Der Beschuldigte hielt jedoch, obwohl er den Anstoß bemerkte nicht sofort an, sondern fuhr bis zur Ausfahrt Simmering weiter, wo er dann sein Fahrzeug auf dem Pannenstreifen anhielt.
Der Zeuge G**** fuhr dem Beschuldigten bis dorthin nach, stellte sein Fahrzeug ebenfalls am Pannenstreifen ab und kam auch dann die vom Zeugen G**** während der Fahrt mittels Autotelefon verständigte Polizei zum Anhalteort der beiden Fahrzeuge. Der Zeuge G**** gab an, daß der Gummiabrieb von der Zierleiste wegpoliert werden konnte und auch die Delle aus dieser wieder herausgedrückt werden konnte.
Dazu wurde erwogen:
Der Beschuldigte gab in der öffentlichen mündlichen Verhandlung an, daß es damals auf der A4, der Ostautobahn in Fahrtrichtung Wien zwischen seinem Fahrzeug und dem Fahrzeug des Ing G****, als er an diesem rechts vorbeifuhr, zu einer Berührung kam.
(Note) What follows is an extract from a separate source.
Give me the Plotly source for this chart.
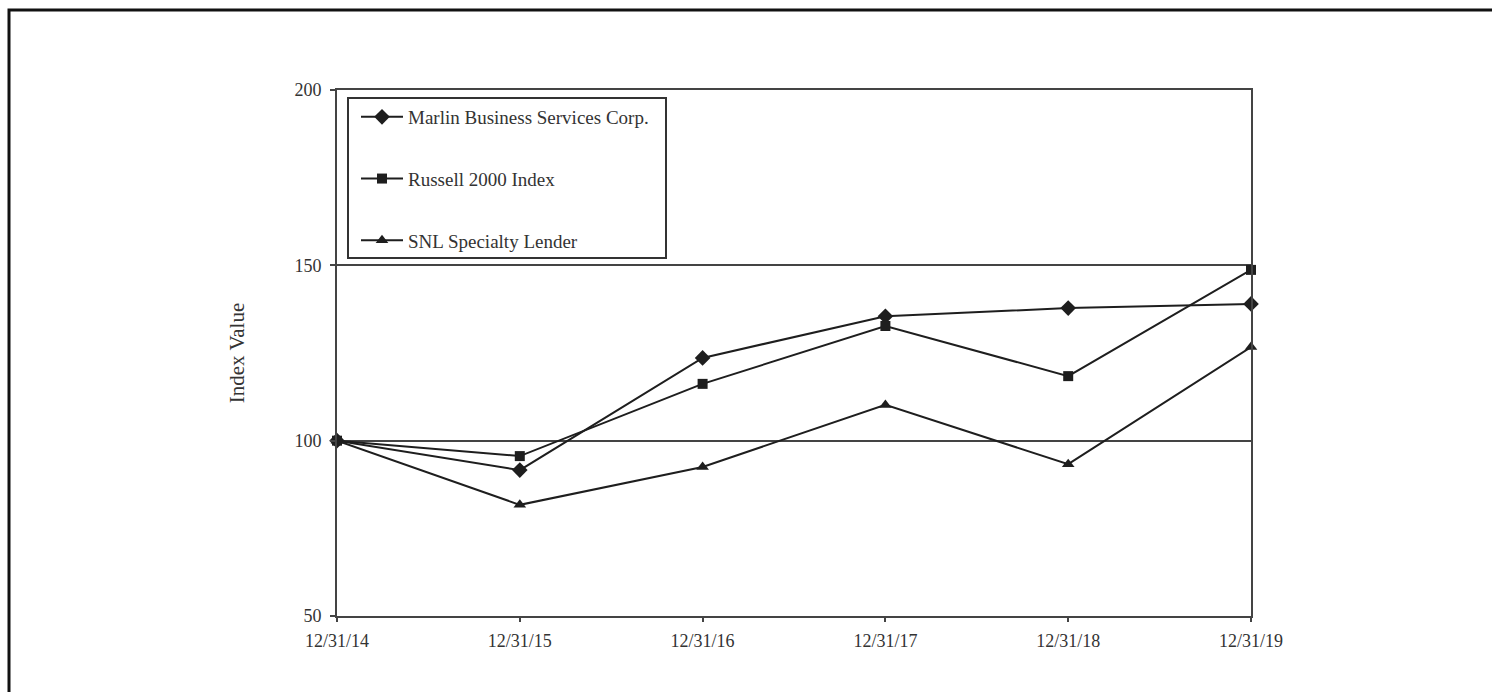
import plotly.graph_objects as go

dates = ["12/31/14", "12/31/15", "12/31/16", "12/31/17", "12/31/18", "12/31/19"]
marlin = [100, 91.6, 123.6, 135.5, 137.8, 139.0]
russell = [100, 95.6, 116.2, 132.7, 118.4, 148.7]
snl = [100, 81.7, 92.5, 110.2, 93.3, 126.7]
y_ticks = [50, 100, 150, 200]

W, H = 1492, 692
L, R, T, B = 337, 1251, 90, 616

def px_x(p):
    return (p - L) / (R - L)

def px_y(p):
    return (B - p) / (B - T)

xs = list(range(len(dates)))
fig = go.Figure()
series = [
    ("Marlin Business Services Corp.", marlin, "diamond", 12),
    ("Russell 2000 Index", russell, "square", 10),
    ("SNL Specialty Lender", snl, "triangle-up", 11),
]
for i, (name, vals, sym, sz) in enumerate(series):
    fig.add_trace(go.Scatter(
        x=xs, y=vals, name=name, mode="lines+markers",
        line=dict(color="#1e1e1e", width=2),
        marker=dict(symbol=sym, size=sz, color="#1e1e1e"),
        legendgroup=f"g{i}", cliponaxis=False,
    ))

font_family = "Liberation Serif, Times New Roman, serif"
fig.update_layout(
    width=W, height=H,
    margin=dict(l=L, r=W - R, t=T, b=H - B),
    paper_bgcolor="white", plot_bgcolor="white",
    font=dict(family=font_family, size=18, color="#333333"),
    showlegend=True,
    legend=dict(
        x=px_x(356), y=px_y(98), xanchor="left", yanchor="top",
        bgcolor="rgba(0,0,0,0)", borderwidth=0,
        tracegroupgap=34, itemwidth=42,
        font=dict(family=font_family, size=19, color="#333333"),
    ),
    xaxis=dict(
        range=[0, 5], tickmode="array", tickvals=xs, ticktext=dates,
        showgrid=False, zeroline=False,
        showline=True, linecolor="#444444", linewidth=2, mirror=True,
        ticks="outside", ticklen=4, tickcolor="#444444", tickwidth=2,
        ticklabelstandoff=3,
    ),
    yaxis=dict(
        range=[50, 200], tickmode="array", tickvals=y_ticks,
        showgrid=True, gridcolor="#444444", gridwidth=2, zeroline=False,
        showline=True, linecolor="#444444", linewidth=2, mirror=True,
        ticks="outside", ticklen=5, tickcolor="#444444", tickwidth=2,
        ticklabelstandoff=5,
        title=dict(text="Index Value", font=dict(size=21), standoff=44),
    ),
    shapes=[
        dict(type="rect", xref="paper", yref="paper",
             x0=px_x(348), x1=px_x(666), y0=px_y(258), y1=px_y(98),
             line=dict(color="#333333", width=2), fillcolor="rgba(0,0,0,0)"),
        dict(type="rect", xref="paper", yref="paper",
             x0=px_x(9), x1=px_x(1510), y0=px_y(710), y1=px_y(10),
             line=dict(color="#111111", width=3), fillcolor="rgba(0,0,0,0)"),
    ],
)

fig.write_html("out.html")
Der Zeuge G**** gab in der öffentlichen mündlichen Verhandlung an, daß der infolge der Berührung der beiden Fahrzeug entstandene Gummiabrieb auf der Chromleiste von ihm wegpoliert werden konnte und die in der Zierleiste entstandene Delle von ihm wieder ausgedrückt werden konnte. Es entstand somit bei dem Fahrzeug kein Sachschaden.
Rechtlich folgt daher:
Gemäß §4 Abs1 haben alle Personen, deren Verhalten am Unfallsort mit einem Verkehrsunfall in ursächlichem Zusammenhang steht,
a)
wenn sie ein Fahrzeug lenken, sofort anzuhalten,
c)
an der Feststellung des Sachverhaltes mitwirken.
Die StVO enthält zwar keine Legaldefinition für den Begriff "Verkehrsunfall", doch hat die Judikatur eine Definition hiefür entwickelt:
Als Verkehrsunfall ist jedes plötzliche, mit dem Straßenverkehr ursächlich zusammenhängende Ereignis anzusehen, das sich auf Straßen mit öffentlichen Verkehr ereignet, und einen Personen- oder Sachschaden zufolge hat.
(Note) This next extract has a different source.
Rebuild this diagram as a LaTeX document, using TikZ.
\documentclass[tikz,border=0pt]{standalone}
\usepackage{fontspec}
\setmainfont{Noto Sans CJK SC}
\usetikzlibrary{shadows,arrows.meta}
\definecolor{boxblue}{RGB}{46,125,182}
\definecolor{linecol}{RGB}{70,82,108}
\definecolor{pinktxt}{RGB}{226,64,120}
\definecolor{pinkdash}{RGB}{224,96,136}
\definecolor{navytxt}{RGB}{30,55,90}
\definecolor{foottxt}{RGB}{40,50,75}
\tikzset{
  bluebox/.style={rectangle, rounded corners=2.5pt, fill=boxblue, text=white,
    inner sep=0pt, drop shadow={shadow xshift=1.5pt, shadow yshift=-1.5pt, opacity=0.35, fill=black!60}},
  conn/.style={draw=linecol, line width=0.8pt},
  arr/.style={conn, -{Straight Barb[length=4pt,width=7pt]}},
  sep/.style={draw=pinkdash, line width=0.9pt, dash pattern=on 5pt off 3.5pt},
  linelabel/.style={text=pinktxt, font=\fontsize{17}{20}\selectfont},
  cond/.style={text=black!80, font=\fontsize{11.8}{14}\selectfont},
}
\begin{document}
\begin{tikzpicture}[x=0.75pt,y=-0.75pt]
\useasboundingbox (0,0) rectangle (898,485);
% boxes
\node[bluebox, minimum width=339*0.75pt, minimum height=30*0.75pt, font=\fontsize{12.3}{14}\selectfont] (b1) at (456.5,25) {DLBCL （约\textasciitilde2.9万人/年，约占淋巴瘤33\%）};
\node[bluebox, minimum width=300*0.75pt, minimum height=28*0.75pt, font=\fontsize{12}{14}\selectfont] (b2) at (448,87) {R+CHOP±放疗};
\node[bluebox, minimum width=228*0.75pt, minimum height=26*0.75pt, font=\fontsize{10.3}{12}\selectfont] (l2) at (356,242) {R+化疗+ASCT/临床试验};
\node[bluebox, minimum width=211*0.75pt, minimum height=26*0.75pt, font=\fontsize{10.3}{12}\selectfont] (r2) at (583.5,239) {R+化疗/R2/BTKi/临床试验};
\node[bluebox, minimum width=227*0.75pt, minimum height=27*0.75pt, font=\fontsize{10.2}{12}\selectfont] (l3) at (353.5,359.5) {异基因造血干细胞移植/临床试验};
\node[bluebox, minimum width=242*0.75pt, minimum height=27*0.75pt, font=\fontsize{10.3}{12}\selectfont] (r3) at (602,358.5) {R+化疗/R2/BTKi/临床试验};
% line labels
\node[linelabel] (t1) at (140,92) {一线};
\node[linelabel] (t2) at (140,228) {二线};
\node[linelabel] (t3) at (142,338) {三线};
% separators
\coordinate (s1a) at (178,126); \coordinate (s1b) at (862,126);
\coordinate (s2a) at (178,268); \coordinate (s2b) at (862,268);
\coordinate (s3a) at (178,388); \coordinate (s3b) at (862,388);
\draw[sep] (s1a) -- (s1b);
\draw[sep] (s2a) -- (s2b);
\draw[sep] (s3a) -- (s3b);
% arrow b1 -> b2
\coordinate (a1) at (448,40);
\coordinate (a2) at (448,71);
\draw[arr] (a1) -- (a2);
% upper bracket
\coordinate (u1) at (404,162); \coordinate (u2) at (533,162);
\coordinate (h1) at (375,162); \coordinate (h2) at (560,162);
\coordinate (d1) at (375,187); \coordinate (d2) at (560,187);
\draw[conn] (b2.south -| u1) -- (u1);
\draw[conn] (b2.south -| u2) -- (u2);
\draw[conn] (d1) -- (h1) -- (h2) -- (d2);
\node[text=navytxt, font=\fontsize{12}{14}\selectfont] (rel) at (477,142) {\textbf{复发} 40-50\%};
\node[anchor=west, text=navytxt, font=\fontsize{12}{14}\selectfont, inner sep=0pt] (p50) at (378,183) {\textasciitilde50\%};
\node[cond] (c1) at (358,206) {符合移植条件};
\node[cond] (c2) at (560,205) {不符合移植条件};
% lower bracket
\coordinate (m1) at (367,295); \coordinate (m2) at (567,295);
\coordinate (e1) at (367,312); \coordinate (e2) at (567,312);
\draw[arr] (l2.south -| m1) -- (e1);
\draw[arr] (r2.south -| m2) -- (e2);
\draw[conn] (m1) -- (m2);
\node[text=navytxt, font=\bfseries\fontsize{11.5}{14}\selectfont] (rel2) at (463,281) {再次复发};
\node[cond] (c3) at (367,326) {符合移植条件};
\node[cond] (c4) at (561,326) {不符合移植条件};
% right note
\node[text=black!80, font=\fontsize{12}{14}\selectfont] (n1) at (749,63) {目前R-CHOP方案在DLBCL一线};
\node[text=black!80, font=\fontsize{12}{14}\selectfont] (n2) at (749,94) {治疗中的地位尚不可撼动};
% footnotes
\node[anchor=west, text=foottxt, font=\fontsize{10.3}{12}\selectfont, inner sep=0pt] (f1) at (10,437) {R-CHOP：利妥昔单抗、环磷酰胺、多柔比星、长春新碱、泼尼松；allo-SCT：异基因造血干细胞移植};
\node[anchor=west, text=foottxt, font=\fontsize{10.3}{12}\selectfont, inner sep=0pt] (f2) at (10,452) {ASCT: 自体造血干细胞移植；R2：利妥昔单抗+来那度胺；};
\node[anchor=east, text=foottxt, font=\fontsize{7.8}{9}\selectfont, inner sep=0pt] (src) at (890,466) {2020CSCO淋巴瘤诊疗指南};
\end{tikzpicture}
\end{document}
Ob ein Sachschaden vorliegt, ist nach den Umständen des Einzelfalles zu beurteilen. Zu der Frage des Sachschadens hat der Verwaltungsgerichtshof wiederholt abgesprochen und im wesentlichen ausgeführt, daß von einem Sachschaden dann nicht gesprochen werden kann, wenn der frühere Zustand ohne nennenswerten Aufwand wieder hergestellt werden kann. Dies trifft daher in Ansehung von Fahrzeugen bei bloßer Verschmutzung einer mit einem Reinigungsmittel entfernbaren Lackspur bzw einem durch Gummiabrieb entstandenen Fahrer, bei dem keine bleibende Eindellung der Karosserie erfolgt ist, zu.
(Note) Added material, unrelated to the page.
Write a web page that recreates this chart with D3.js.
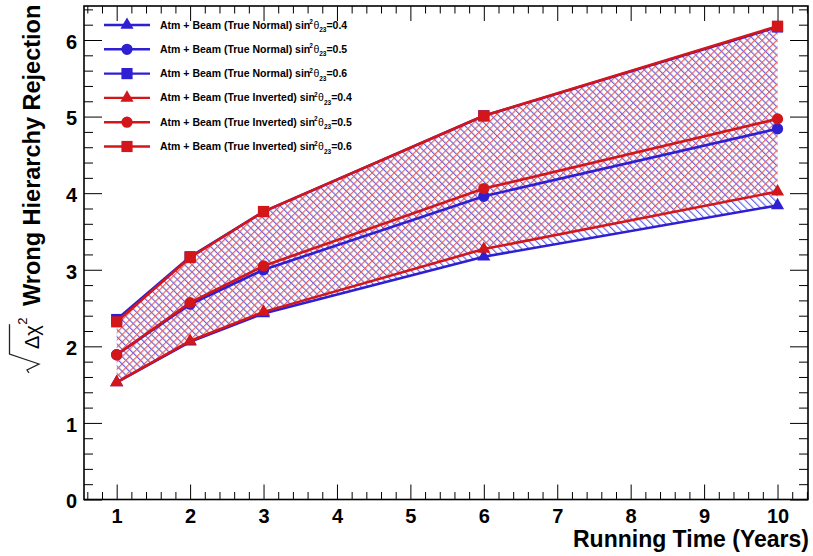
<!DOCTYPE html>
<html>
<head>
<meta charset="utf-8">
<script src="https://cdn.jsdelivr.net/npm/d3@7"></script>
<style>
  html, body { margin: 0; padding: 0; background: #fff; }
  svg { display: block; font-family: "Liberation Sans", Arial, Helvetica, sans-serif; }
</style>
</head>
<body>
<svg id="chart" width="813" height="556"></svg>
<script>
// ---- data ----
const years = [1, 2, 3, 6, 10];
const normal04   = [1.53, 2.06, 2.43, 3.17, 3.84];
const normal05   = [1.89, 2.55, 3.00, 3.96, 4.84];
const normal06   = [2.35, 3.17, 3.76, 5.01, 6.17];
const inverted04 = [1.53, 2.07, 2.45, 3.27, 4.02];
const inverted05 = [1.89, 2.57, 3.05, 4.06, 4.97];
const inverted06 = [2.32, 3.16, 3.76, 5.01, 6.18];
const xTicks = [1, 2, 3, 4, 5, 6, 7, 8, 9, 10];
const yTicks = [0, 1, 2, 3, 4, 5, 6];
const seriesNames = [
  {hier: "True Normal", s: "0.4"}, {hier: "True Normal", s: "0.5"}, {hier: "True Normal", s: "0.6"},
  {hier: "True Inverted", s: "0.4"}, {hier: "True Inverted", s: "0.5"}, {hier: "True Inverted", s: "0.6"}
];
const xTitle = "Running Time (Years)";
const yTitle = "Wrong Hierarchy Rejection";

// ---- styles ----
const BLUE = "#2f1fd2", RED = "#d2161a";
const series = [
  {vals: normal04, color: BLUE, sym: d3.symbolTriangle, size: 75},
  {vals: normal05, color: BLUE, sym: d3.symbolCircle, size: 100},
  {vals: normal06, color: BLUE, sym: d3.symbolSquare, size: 125},
  {vals: inverted04, color: RED, sym: d3.symbolTriangle, size: 75},
  {vals: inverted05, color: RED, sym: d3.symbolCircle, size: 100},
  {vals: inverted06, color: RED, sym: d3.symbolSquare, size: 125}
];

const svg = d3.select("#chart");
const L = 84, R = 808, T = 6, B = 499.5;
const x = d3.scaleLinear().domain([0.555, 10.415]).range([L, R]);
const y = d3.scaleLinear().domain([0, 6.444]).range([B, T]);

// hatch patterns
const defs = svg.append("defs");
function hatch(id, color, angle) {
  const p = defs.append("pattern").attr("id", id)
    .attr("patternUnits", "userSpaceOnUse").attr("width", 5.2).attr("height", 5.2)
    .attr("patternTransform", `rotate(${angle})`);
  p.append("line").attr("x1", 0.6).attr("y1", 0).attr("x2", 0.6).attr("y2", 5.2)
    .attr("stroke", color).attr("stroke-width", 1.1);
}
hatch("hBlue", "#5a5ae8", -45);
hatch("hRed", "#e85a5a", 45);

const area = (lo, hi) => d3.area()
  .x((d, i) => x(years[i])).y0((d, i) => y(lo[i])).y1((d, i) => y(hi[i]))(years);
svg.append("path").attr("d", area(normal04, normal06)).attr("fill", "url(#hBlue)");
svg.append("path").attr("d", area(inverted04, inverted06)).attr("fill", "url(#hRed)");

// lines + markers
const line = vals => d3.line().x((d, i) => x(years[i])).y((d, i) => y(vals[i]))(years);
series.forEach(s => {
  svg.append("path").attr("d", line(s.vals)).attr("fill", "none")
    .attr("stroke", s.color).attr("stroke-width", 2.6);
  svg.append("g").selectAll("path").data(s.vals).join("path")
    .attr("transform", (d, i) => `translate(${x(years[i])},${y(d)})`)
    .attr("d", d3.symbol().type(s.sym).size(s.size)())
    .attr("fill", s.color);
});

// axes
const axG = svg.append("g");
function styleAxis(g) {
  g.select(".domain").remove();
  g.selectAll("line").attr("stroke", "#000").attr("stroke-width", 1);
  g.selectAll("text").attr("font-weight", "bold").attr("font-size", 20).attr("fill", "#000")
    .attr("font-family", "'Liberation Sans', Arial, sans-serif");
}
const xMinor = d3.range(6, 105, 2).map(v => v / 10).filter(v => v % 1 !== 0 && v <= 10.4 && v >= 0.6);
const yMinor = d3.range(2, 65, 2).map(v => v / 10).filter(v => Math.abs(v - Math.round(v)) > 1e-6);

axG.append("g").attr("transform", `translate(0,${B})`)
  .call(d3.axisBottom(x).tickValues(xTicks).tickSize(-15).tickSizeOuter(0).tickPadding(9).tickFormat(d3.format("d")))
  .call(styleAxis);
axG.append("g").attr("transform", `translate(0,${B})`)
  .call(d3.axisBottom(x).tickValues(xMinor).tickSize(-7.5).tickSizeOuter(0).tickFormat(""))
  .call(styleAxis);
axG.append("g").attr("transform", `translate(0,${T})`)
  .call(d3.axisTop(x).tickValues(xTicks).tickSize(-15).tickSizeOuter(0).tickFormat(""))
  .call(styleAxis);
axG.append("g").attr("transform", `translate(0,${T})`)
  .call(d3.axisTop(x).tickValues(xMinor).tickSize(-7.5).tickSizeOuter(0).tickFormat(""))
  .call(styleAxis);
const yAx = axG.append("g").attr("transform", `translate(${L},0)`)
  .call(d3.axisLeft(y).tickValues(yTicks).tickSize(-18).tickSizeOuter(0).tickPadding(7).tickFormat(d3.format("d")))
  .call(styleAxis);
yAx.selectAll("text").attr("dy", "0.42em");
axG.append("g").attr("transform", `translate(${L},0)`)
  .call(d3.axisLeft(y).tickValues(yMinor).tickSize(-9).tickSizeOuter(0).tickFormat(""))
  .call(styleAxis);
axG.append("g").attr("transform", `translate(${R},0)`)
  .call(d3.axisRight(y).tickValues(yTicks).tickSize(-18).tickSizeOuter(0).tickFormat(""))
  .call(styleAxis);
axG.append("g").attr("transform", `translate(${R},0)`)
  .call(d3.axisRight(y).tickValues(yMinor).tickSize(-9).tickSizeOuter(0).tickFormat(""))
  .call(styleAxis);

// frame
svg.append("rect").attr("x", L).attr("y", T).attr("width", R - L).attr("height", B - T)
  .attr("fill", "none").attr("stroke", "#000").attr("stroke-width", 1.6);

// x title
svg.append("text").attr("x", 809).attr("y", 547).attr("text-anchor", "end")
  .attr("font-weight", "bold").attr("font-size", 23).text(xTitle);

// y title (rotated)
const tg = svg.append("g").attr("transform", "translate(40,373) rotate(-90)");
const dc = tg.append("text").attr("x", 24).attr("y", -1).attr("font-size", 20).text("Δχ");
const dcLen = dc.node().getComputedTextLength();
tg.append("path")
  .attr("d", `M0,-11 L3,-13 L9,-1 L19,-30.5 L${24 + dcLen + 1},-30.5`)
  .attr("fill", "none").attr("stroke", "#222").attr("stroke-width", 1.3);
const sup = tg.append("text").attr("x", 24 + dcLen + 0.5).attr("y", -13).attr("font-size", 13).text("2");
const supLen = sup.node().getComputedTextLength();
tg.append("text").attr("x", 24 + dcLen + supLen + 12).attr("y", 0)
  .attr("font-weight", "bold").attr("font-size", 23.5).text(yTitle);

// legend
const leg = svg.append("g");
const rowY = i => 25 + i * 24.3;
series.forEach((s, i) => {
  const ry = rowY(i);
  leg.append("line").attr("x1", 104).attr("x2", 150).attr("y1", ry).attr("y2", ry)
    .attr("stroke", s.color).attr("stroke-width", 2.4);
  leg.append("path").attr("transform", `translate(127,${ry})`)
    .attr("d", d3.symbol().type(s.sym).size(s.size)()).attr("fill", s.color);
  const t = leg.append("text").attr("x", 160).attr("y", ry + 3.5)
    .attr("font-weight", "bold").attr("font-size", 10.5).attr("fill", "#000");
  t.append("tspan").text(`Atm + Beam (${seriesNames[i].hier}) sin`);
  t.append("tspan").attr("dx", -1).attr("dy", -4.5).attr("font-size", 6.5).text("2");
  t.append("tspan").attr("dx", 0.5).attr("dy", 4.5).attr("font-weight", "normal").text("θ");
  t.append("tspan").attr("dy", 3.5).attr("font-size", 6.5).text("23");
  t.append("tspan").attr("dy", -3.5).text("=" + seriesNames[i].s);
});
</script>
</body>
</html>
Laut Aussage des Zeugen ist an der Chromzierleiste seines Fahrzeuges ein Gummiabrieb entstanden, welcher wegpoliert werden konnte und eine Delle, welche von ihm wieder ausgedrückt werden konnte und nunmehr nicht mehr existent ist.
Nach Ansicht der Berufungsbehörde liegt daher kein Sachschaden und damit kein Verkehrsunfall im Sinne des §4 StVO vor. Die Tatbestände des §4 Abs1 lita und litc StVO sind daher in objektiver Hinsicht nicht erfüllt und konnte die Prüfung der subjektiven Tatseite unterbleiben.
Gemäß §45 Abs1 Z2 VStG hat die Behörde von der Einleitung oder Fortführung eines Strafverfahrens abzusehen und die Einstellung desselben verfügen, wenn der Beschuldigte die ihm zur Last gelegte Verwaltungsübertretung nicht begangen hat oder Umstände vorliegen, die die Strafbarkeit aufheben oder ausschließen. Da der Berufungswerber die ihm unter Punkt 1 und Punkt 2 des angefochtenen Straferkenntnisses zur Last gelegten Verwaltungsübertretungen nicht begangen hat, war spruchgemäß zu entscheiden.